Небо должно было возместить фермеру недостаток симпатии к нему со стороны генерала.
И такое вознаграждение оно в своей справедливости ему дало.
Выходя из дома, где размещался штаб генерала, метр Куртен столкнулся с человеком, которого никогда до сих пор не встречал. Однако тот обратился к нему с необычайно любезными и вежливыми словами.
Это был мужчина лет тридцати в черной одежде, сильно напоминающей платье городских священнослужителей; у него был низкий лоб и крючком загибавшийся, как у хищной птицы, нос. Его тонкие губы сильно выдавались вперед из-за странной челюсти, а подбородок был более чем острый; темные со свинцовым отливом волосы слипались на висках; серые полуприкрытые моргавшими веками глаза, казалось, видели насквозь. Он был похож на еврея, нацепившего маску иезуита.
Несколько произнесенных им слов насторожили Куртена, а его учтивость показалась фермеру вначале подозрительной; однако он охотно принял его предложение отобедать вместе в гостинице "Святой Петр"; спустя два часа, проведенные в отдельном кабинете, где незнакомец, чей портрет мы только что нарисовали, приказал накрыть стол, они друг другу так пришлись по душе, что стали разговаривать как старые друзья и никак не могли распрощаться, обмениваясь долгими рукопожатиями; пришпоривая свою клячу, мэр Ла-Ложери еще раз подтвердил незнакомцу обещание, как можно скорее дать о себе знать.
Часов в девять вечера метр Куртен не спеша ехал по дороге, голова его лошади была обращена в сторону Ла-Ложери, а круп — в сторону Эгрефёя. Пребывая в прекрасном расположении духа, он то и дело лихо и умело, что было совсем на него непохоже, хлестал свою лошадку по бокам палкой с кожаной ручкой.
Голова метра Куртена шла кругом от радужных надежд; он мечтал прежде всего о том, как на следующий день, проснувшись рано утром, увидит на расстоянии ружейного выстрела от своей фермы добрую полусотню замечательных защитников и их соседство освободит его от всех страхов не только за последствия того, что уже совершено им, но и за все то, что ему предстоит сделать в будущем; ему уже виделось, как он, в своем качестве мэра, использует эту полусотню штыков по своему собственному усмотрению.
Мечты одновременно льстили его самолюбию и укрепляли его ненависть.
Однако, несмотря на всю привлекательность перспективы иметь под рукой подразделение преторианской гвардии, которое при небольшой ловкости могло бы стать его собственным, эти надежды были недостаточны для того, чтобы дать метру Куртену, человеку весьма сдержанному в проявлении своих чувств, столь глубокое удовлетворение.

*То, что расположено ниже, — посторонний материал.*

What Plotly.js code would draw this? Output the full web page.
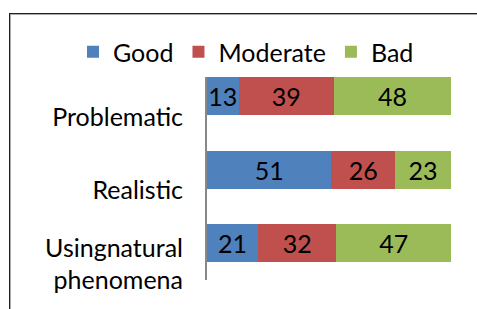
<!DOCTYPE html>
<html>
<head>
<meta charset="utf-8">
<script src="https://cdn.plot.ly/plotly-3.0.1.min.js"></script>
<style>
html,body{margin:0;padding:0;background:#fff;overflow:hidden;}
#wrap{position:relative;width:477px;height:309px;}
#frame{position:absolute;left:9px;top:13px;width:500px;height:400px;border:1px solid #222;box-shadow:inset 1px 1px 0 #aaa;box-sizing:border-box;pointer-events:none;}
#chart{position:absolute;left:0;top:0;width:477px;height:309px;}
</style>
</head>
<body>
<div id="wrap">
<div id="chart"></div>
<div id="frame"></div>
</div>
<script>
const categories = ["Problematic", "Realistic", "Usingnatural<br>phenomena"];
const seriesNames = ["Good", "Moderate", "Bad"];
const good = [13, 51, 21];
const moderate = [39, 26, 32];
const bad = [48, 23, 47];
const colors = ["#4F81BD", "#C0504D", "#9BBB59"];

const FONT = "Lato, 'Open Sans', sans-serif";
const FS = 25;
const seriesValues = [good, moderate, bad];
const data = seriesValues.map((vals, i) => ({
  type: "bar",
  orientation: "h",
  name: seriesNames[i],
  y: categories,
  x: vals,
  width: 0.517,
  marker: {color: colors[i], line: {width: 0}},
  text: vals.map(String),
  textposition: "inside",
  insidetextanchor: "middle",
  constraintext: "none",
  textangle: 0,
  textfont: {family: FONT, size: FS, color: "#000"},
  hoverinfo: "x+name"
}));

const layout = {
  width: 477,
  height: 309,
  barmode: "stack",
  paper_bgcolor: "rgba(0,0,0,0)",
  plot_bgcolor: "rgba(0,0,0,0)",
  margin: {l: 207, r: 26, t: 77, b: 29, pad: 0, autoexpand: false},
  font: {family: FONT, size: FS, color: "#000"},
  xaxis: {
    range: [0, 100],
    visible: false,
    fixedrange: true
  },
  yaxis: {
    type: "category",
    categoryorder: "array",
    categoryarray: categories,
    range: [2.503, -0.2585],
    showline: true,
    linecolor: "#888888",
    linewidth: 2,
    ticks: "",
    showgrid: false,
    zeroline: false,
    automargin: false,
    ticklabelstandoff: 17,
    ticklabelshift: -21,
    tickfont: {family: FONT, size: FS, color: "#000"},
    fixedrange: true
  },
  showlegend: true,
  legend: {
    orientation: "h",
    xref: "paper",
    yref: "paper",
    x: (73 - 207) / 244,
    xanchor: "left",
    y: 1 + (77 - 52) / 203,
    yanchor: "middle",
    font: {family: FONT, size: FS, color: "#000"},
    traceorder: "normal",
    itemwidth: 30,
    bgcolor: "rgba(0,0,0,0)"
  }
};

Plotly.newPlot("chart", data, layout, {displayModeBar: false, staticPlot: true});
</script>
</body>
</html>
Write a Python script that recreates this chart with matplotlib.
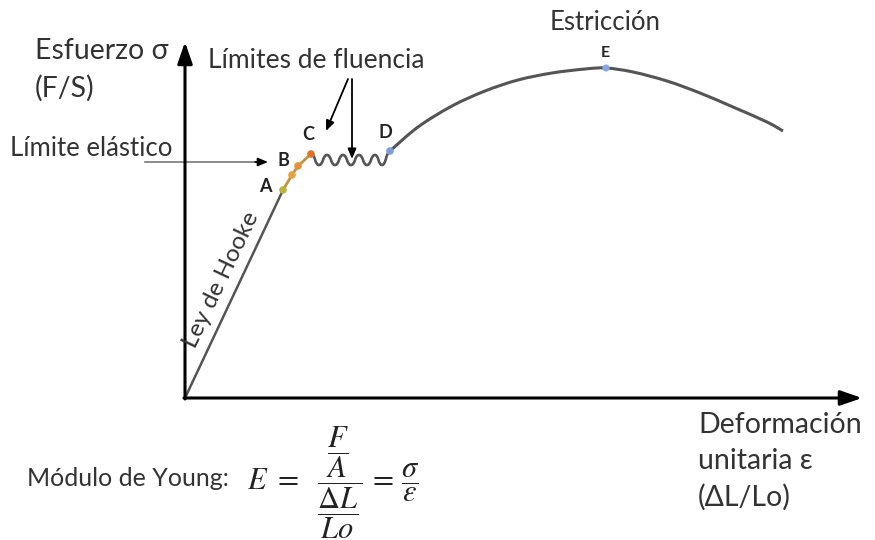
import matplotlib
matplotlib.use("Agg")
import matplotlib.pyplot as plt
from matplotlib.path import Path
from matplotlib.patches import PathPatch

plt.rcParams["font.family"] = ["Lato", "DejaVu Sans"]
plt.rcParams["mathtext.fontset"] = "stix"

W, H = 875, 540

# Diagram coordinates (x to the right, y downward)
origin = (185, 398)
y_axis_top = 42
x_axis_end = 862

# Elastic zone (Hooke's law) and yield points
hooke_x = [185, 283]
hooke_y = [398, 190]
ac_x = [283, 292, 298, 311]
ac_y = [190, 175, 166, 154]
ac_colors = ["#b8b43c", "#e8a040", "#e8903a", "#e0702a"]

# Yield plateau squiggle: successive crests and troughs
wave_x = [311, 319, 327, 335, 343, 351, 359, 367, 375, 382, 390]
wave_y = [154, 165, 155, 165, 155, 165, 155, 165, 155, 165, 152]

# Strain hardening and necking curve
curve_x = [390, 418, 452, 485, 518, 552, 585, 606, 633, 667, 700, 733, 767, 783]
curve_y = [151, 127, 106, 91, 80, 73, 69, 68, 72, 81, 93, 107, 122, 131]
point_D = (390, 151)
point_E = (606, 68)

fig = plt.figure(figsize=(W / 100, H / 100), dpi=100)
ax = fig.add_axes([0, 0, 1, 1])
ax.set_xlim(0, W)
ax.set_ylim(H, 0)
ax.axis("off")

line_col = "#555555"
text_col = "#333333"

# Axes with arrow heads
ax.annotate("", xy=(origin[0], y_axis_top), xytext=(origin[0], origin[1] + 1),
            arrowprops=dict(arrowstyle="-|>,head_length=1.3,head_width=0.45",
                            color="black", lw=2.2, shrinkA=0, shrinkB=0))
ax.annotate("", xy=(x_axis_end, origin[1]), xytext=(origin[0] - 1, origin[1]),
            arrowprops=dict(arrowstyle="-|>,head_length=1.3,head_width=0.45",
                            color="black", lw=2.2, shrinkA=0, shrinkB=0))

# Hooke line and A-C segment
ax.plot(hooke_x, hooke_y, color=line_col, lw=1.8, solid_capstyle="round")
ax.plot(ac_x, ac_y, color="#c89040", lw=2.0, solid_capstyle="round")
ax.scatter(ac_x, ac_y, s=30, c=ac_colors, zorder=5, edgecolors="none")

# Squiggle: cubic Bezier between extremes with flat tangents
verts = [(wave_x[0], wave_y[0])]
codes = [Path.MOVETO]
for i in range(len(wave_x) - 1):
    x0, y0 = wave_x[i], wave_y[i]
    x1, y1 = wave_x[i + 1], wave_y[i + 1]
    d = (x1 - x0) * 0.55
    verts += [(x0 + d, y0), (x1 - d, y1), (x1, y1)]
    codes += [Path.CURVE4] * 3
ax.add_patch(PathPatch(Path(verts, codes), fill=False, ec=line_col, lw=1.9))


def smooth_path(xs, ys):
    """Catmull-Rom curve through the given points, as cubic Bezier segments."""
    p = list(zip(xs, ys))
    n = len(p)
    v = [p[0]]
    c = [Path.MOVETO]
    for i in range(n - 1):
        p0 = p[i - 1] if i > 0 else p[i]
        p1, p2 = p[i], p[i + 1]
        p3 = p[i + 2] if i + 2 < n else p[i + 1]
        c1 = (p1[0] + (p2[0] - p0[0]) / 6, p1[1] + (p2[1] - p0[1]) / 6)
        c2 = (p2[0] - (p3[0] - p1[0]) / 6, p2[1] - (p3[1] - p1[1]) / 6)
        v += [c1, c2, p2]
        c += [Path.CURVE4] * 3
    return Path(v, c)


ax.add_patch(PathPatch(smooth_path(curve_x, curve_y), fill=False, ec=line_col, lw=2.2))

ax.scatter([point_D[0]], [point_D[1]], s=30, c="#7f9be0", zorder=5, edgecolors="none")
ax.scatter([point_E[0]], [point_E[1]], s=26, c="#8aa4ea", zorder=5, edgecolors="none")

# Point labels
for lbl, (x, y), fs in [("A", (265, 186), 13), ("B", (283, 161), 13),
                        ("C", (308, 135), 13), ("D", (385, 133), 13),
                        ("E", (605, 53), 11.5)]:
    ax.text(x, y, lbl, fontsize=fs, fontweight="bold", color="#222222",
            ha="center", va="center")

# Elastic limit arrow
ax.plot([145, 262], [162, 162], color="#777777", lw=1.2)
ax.annotate("", xy=(268, 162), xytext=(255, 162),
            arrowprops=dict(arrowstyle="-|>,head_length=0.6,head_width=0.25",
                            color="black", lw=1.2, shrinkA=0, shrinkB=0))
ax.text(10, 149, "Límite elástico", fontsize=18.5, color=text_col, va="center", ha="left")

# Yield limits arrows
arrow_kw = dict(arrowstyle="-|>,head_length=0.6,head_width=0.25",
                color="black", lw=1.3, shrinkA=0, shrinkB=0)
ax.annotate("", xy=(326, 131), xytext=(348, 79), arrowprops=arrow_kw)
ax.annotate("", xy=(352, 159), xytext=(352, 79), arrowprops=arrow_kw)
ax.text(316, 60, "Límites de fluencia", fontsize=19, color=text_col, ha="center", va="center")

ax.text(605, 22, "Estricción", fontsize=18.5, color=text_col, ha="center", va="center")

# Axis titles
ax.text(35, 51, "Esfuerzo σ", fontsize=20.5, color=text_col, ha="left", va="center")
ax.text(35, 88, "(F/S)", fontsize=20.5, color=text_col, ha="left", va="center")
ax.text(698, 425, "Deformación", fontsize=20.5, color=text_col, ha="left", va="center")
ax.text(698, 461, "unitaria ε", fontsize=20.5, color=text_col, ha="left", va="center")
ax.text(698, 497, "(ΔL/Lo)", fontsize=20.5, color=text_col, ha="left", va="center")

ax.text(221, 280, "Ley de Hooke", fontsize=17.5, color=text_col, rotation=64.5,
        ha="center", va="center", rotation_mode="anchor")

# Young's modulus
ax.text(27, 478, "Módulo de Young:", fontsize=18, color=text_col, ha="left", va="center")
ax.text(247, 483,
        r"$E\ =\ \ \dfrac{\dfrac{F}{A}}{\dfrac{\Delta L}{Lo}}\,=\,\dfrac{\sigma}{\varepsilon}$",
        fontsize=22, color="#222222", ha="left", va="center")

fig.savefig("out.png", dpi=100)
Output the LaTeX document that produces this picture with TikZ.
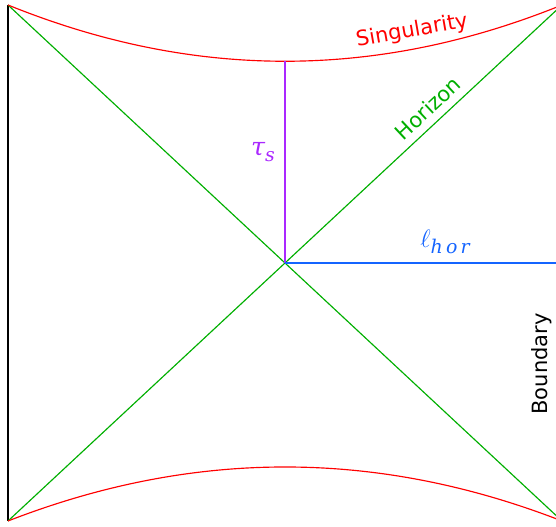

Вне всякого сомнения, после слов незнакомца глаза Куртена алчно загорелись вовсе не от блеска быстро проходящей славы, а от сверкания самых что ни есть настоящих золотых и серебряных слитков, которые он уже видел в туманном будущем и к которым с вожделением невольно тянулась его рука.
Во власти столь приятных грез, с затуманенной головой от выпитого вина — ведь незнакомец подливал в его бокал не скупясь, — он незаметно для себя задремал; его тело покачивалось направо и налево, в зависимости от шага его лошаденки, а когда она споткнулась о камень, метр Куртен наклонился вперед и продолжал ехать так, опираясь на головку передней луки седла.
Сидеть было неудобно, но метр Куртен не собирался менять позу; в эти минуты ему снился такой прекрасный сон, что он ни за что на свете не хотел бы, чтобы с пробуждением он прервался.